**Task brief:** Locate each line holding the string "page" and copy it.
## START Data section
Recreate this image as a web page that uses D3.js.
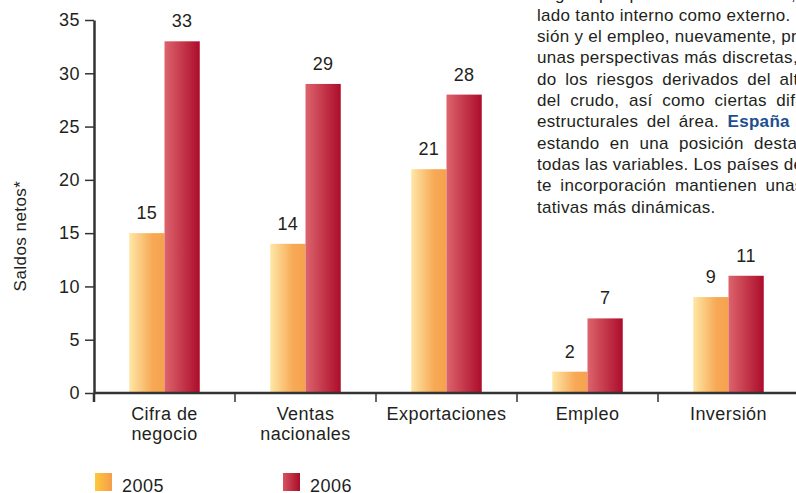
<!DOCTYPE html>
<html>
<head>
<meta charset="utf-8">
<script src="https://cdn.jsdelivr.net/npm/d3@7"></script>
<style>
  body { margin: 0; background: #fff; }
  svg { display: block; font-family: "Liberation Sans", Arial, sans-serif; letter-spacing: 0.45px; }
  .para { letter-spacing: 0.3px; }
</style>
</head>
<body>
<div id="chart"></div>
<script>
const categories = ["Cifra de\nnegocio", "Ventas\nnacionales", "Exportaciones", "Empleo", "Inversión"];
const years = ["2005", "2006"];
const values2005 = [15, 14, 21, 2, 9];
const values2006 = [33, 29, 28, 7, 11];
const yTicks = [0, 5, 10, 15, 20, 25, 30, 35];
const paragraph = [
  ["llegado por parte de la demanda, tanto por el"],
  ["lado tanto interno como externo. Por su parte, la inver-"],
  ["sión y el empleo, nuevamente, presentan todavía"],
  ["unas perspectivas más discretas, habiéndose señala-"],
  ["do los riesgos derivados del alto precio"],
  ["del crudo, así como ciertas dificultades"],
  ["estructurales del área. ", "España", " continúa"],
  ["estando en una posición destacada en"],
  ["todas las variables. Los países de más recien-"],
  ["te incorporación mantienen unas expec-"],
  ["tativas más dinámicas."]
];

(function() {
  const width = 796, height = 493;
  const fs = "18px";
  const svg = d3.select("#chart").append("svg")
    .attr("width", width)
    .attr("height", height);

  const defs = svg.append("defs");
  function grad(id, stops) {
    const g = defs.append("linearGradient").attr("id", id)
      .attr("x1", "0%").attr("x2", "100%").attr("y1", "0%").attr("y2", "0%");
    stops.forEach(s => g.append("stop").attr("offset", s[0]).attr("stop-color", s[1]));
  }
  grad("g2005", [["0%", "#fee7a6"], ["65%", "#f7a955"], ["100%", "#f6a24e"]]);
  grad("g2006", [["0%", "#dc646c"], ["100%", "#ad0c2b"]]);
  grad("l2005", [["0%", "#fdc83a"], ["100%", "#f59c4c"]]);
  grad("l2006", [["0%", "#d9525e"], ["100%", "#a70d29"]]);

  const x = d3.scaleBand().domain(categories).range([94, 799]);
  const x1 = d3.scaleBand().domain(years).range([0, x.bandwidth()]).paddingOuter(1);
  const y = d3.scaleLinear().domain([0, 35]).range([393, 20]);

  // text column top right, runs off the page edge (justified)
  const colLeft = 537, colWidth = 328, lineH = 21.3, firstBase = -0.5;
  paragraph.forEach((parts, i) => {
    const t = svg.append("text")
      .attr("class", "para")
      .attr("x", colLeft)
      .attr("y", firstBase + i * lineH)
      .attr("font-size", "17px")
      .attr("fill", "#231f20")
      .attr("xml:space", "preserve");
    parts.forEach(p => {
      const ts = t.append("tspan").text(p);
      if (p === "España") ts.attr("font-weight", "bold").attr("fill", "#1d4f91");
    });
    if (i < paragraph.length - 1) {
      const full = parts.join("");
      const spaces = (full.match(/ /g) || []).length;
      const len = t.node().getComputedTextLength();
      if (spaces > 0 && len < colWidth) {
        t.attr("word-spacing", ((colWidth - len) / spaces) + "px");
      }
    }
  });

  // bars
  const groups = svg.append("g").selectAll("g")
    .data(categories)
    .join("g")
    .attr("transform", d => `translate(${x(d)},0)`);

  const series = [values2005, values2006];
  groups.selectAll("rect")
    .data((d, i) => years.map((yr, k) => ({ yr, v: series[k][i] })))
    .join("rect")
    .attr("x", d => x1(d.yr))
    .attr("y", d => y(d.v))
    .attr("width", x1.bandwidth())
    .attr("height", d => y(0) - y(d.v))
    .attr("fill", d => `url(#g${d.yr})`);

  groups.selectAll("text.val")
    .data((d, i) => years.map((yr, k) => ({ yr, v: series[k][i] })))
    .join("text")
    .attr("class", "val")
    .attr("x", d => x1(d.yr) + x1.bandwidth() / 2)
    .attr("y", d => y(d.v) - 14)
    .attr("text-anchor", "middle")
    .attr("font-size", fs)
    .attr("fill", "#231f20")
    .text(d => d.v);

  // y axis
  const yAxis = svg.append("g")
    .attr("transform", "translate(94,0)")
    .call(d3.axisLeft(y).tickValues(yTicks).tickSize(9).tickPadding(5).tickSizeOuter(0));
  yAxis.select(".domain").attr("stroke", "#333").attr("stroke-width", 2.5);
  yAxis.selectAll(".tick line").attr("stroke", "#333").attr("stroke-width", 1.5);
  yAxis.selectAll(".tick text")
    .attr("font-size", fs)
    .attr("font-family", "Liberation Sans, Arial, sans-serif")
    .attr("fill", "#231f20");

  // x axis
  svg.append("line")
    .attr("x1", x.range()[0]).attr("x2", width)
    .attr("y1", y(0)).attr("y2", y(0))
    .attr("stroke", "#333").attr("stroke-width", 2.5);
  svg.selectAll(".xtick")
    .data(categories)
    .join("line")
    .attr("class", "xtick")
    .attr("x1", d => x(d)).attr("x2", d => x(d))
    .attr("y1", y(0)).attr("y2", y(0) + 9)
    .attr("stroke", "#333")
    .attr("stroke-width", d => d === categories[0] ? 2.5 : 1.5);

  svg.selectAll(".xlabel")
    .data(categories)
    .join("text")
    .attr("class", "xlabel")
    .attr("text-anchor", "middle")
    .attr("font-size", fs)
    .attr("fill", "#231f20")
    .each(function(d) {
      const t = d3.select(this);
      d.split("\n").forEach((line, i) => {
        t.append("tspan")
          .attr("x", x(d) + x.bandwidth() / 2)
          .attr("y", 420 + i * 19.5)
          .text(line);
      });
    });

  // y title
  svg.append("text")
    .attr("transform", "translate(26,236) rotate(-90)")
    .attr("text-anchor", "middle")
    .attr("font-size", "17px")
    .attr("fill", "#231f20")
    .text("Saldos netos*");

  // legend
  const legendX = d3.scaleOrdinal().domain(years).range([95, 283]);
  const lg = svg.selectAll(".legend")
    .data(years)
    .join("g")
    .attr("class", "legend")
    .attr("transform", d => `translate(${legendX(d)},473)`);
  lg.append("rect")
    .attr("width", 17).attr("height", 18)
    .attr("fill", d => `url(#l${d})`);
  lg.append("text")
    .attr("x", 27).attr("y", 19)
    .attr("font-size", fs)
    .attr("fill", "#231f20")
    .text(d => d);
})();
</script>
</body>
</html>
## END Data section
**Response to this task:**
Recreate this image as a web page that uses D3.js.
  // text column top right, runs off the page edge (justified)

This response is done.